Over the last few years, 60 Plus has received at least $16.6M from American Encore (formerly known as the Center To Protect Patient Rights), a 501(c )(4) run by Arizona-based political consultant Sean Noble. 60 Plus has used some of that money to run ads against candidates - sometimes having little to do with the seniors' issues it is supposedly focused on - and has passed some of that on to similar organizations*.

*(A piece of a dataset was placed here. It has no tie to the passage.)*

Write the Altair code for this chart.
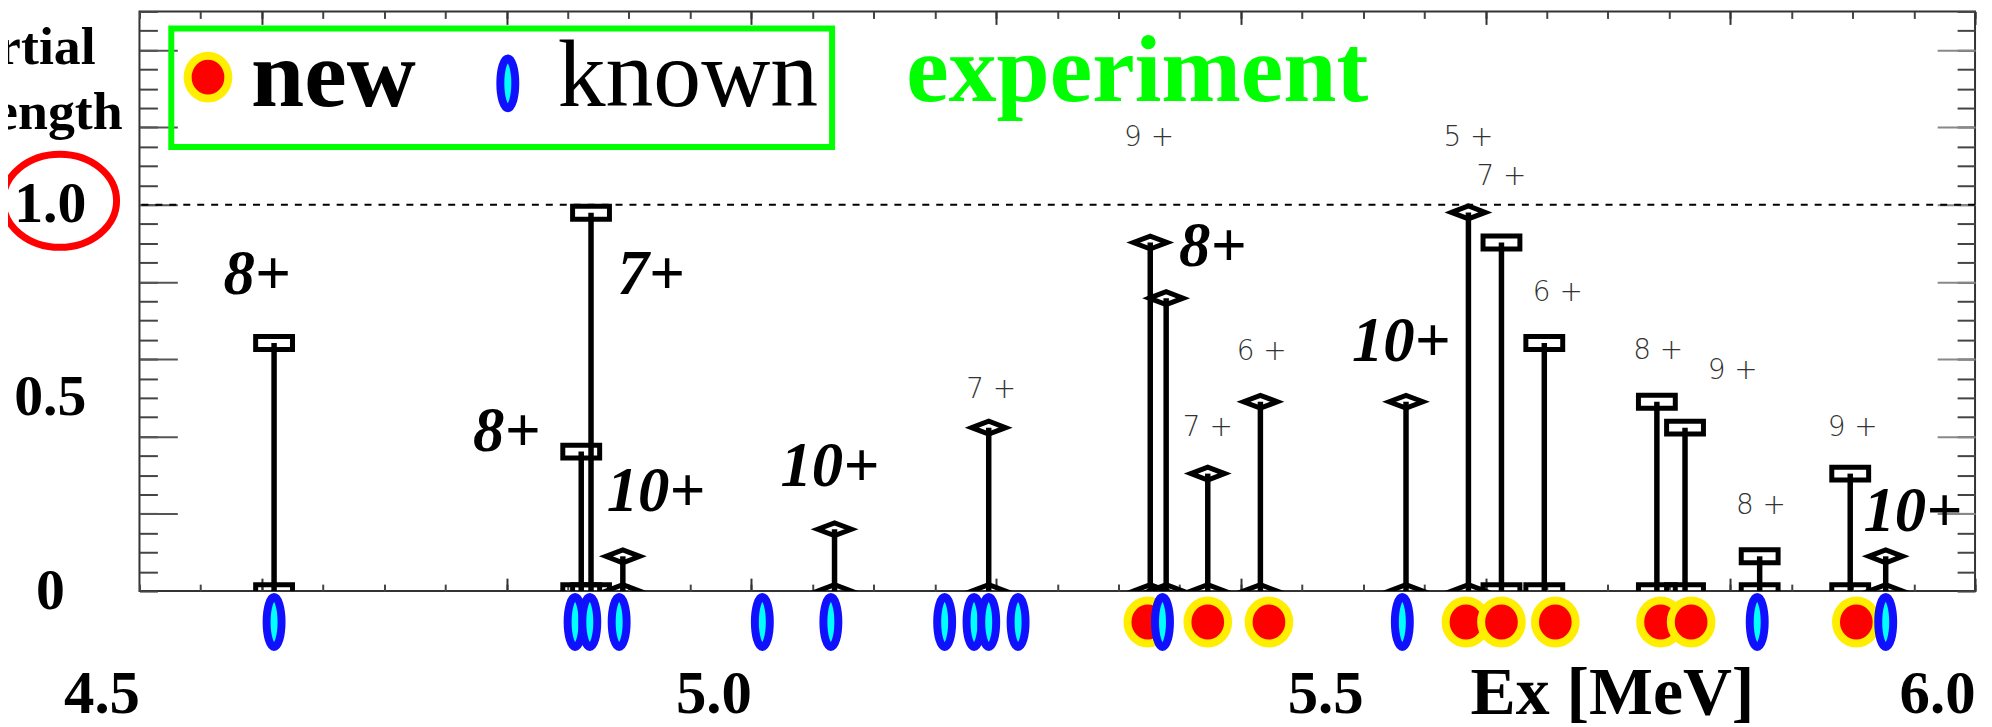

2) Moyer dings Goddard for his "inaction". Goddard had no obligation - and, probably no inclination - to take action before the election. His office received it less than three business days before the election, and he had 20 days before action had to be taken. He should have transferred it to a non-conflicted prosecutor immediately, or within the 20 days. However, that did not prevent the complaint from being forwarded to the MCAO in January. (Neither Goddard's nor Horne's office responded to repeated efforts by Arizona's Politics to ascertain the disposition, and the latter did not announce the transfer; Arizona's Politics was later surprised when the case popped up in court in 2012.)
BOTTOM LINE
Whether or not Michele Reagan takes the significant step of denouncing the 60 Plus commercial benefitting her candidacy for Secretary of State is her decision; asking that it be pulled would seem to have a potential political payoff exceeding the value of yet another negative ad on TV - especially if 60 Plus complied with her demand.
But, for Reagan to avoid a denunciation by hiding behind a false equivalency claim that her opponent denounce an expenditure that did not benefit him four years ago is wrong.
* Such inter-organization "grants" are more likely designed to help entities reach their 51% "social welfare" mission than to hide already-hidden donors' identities.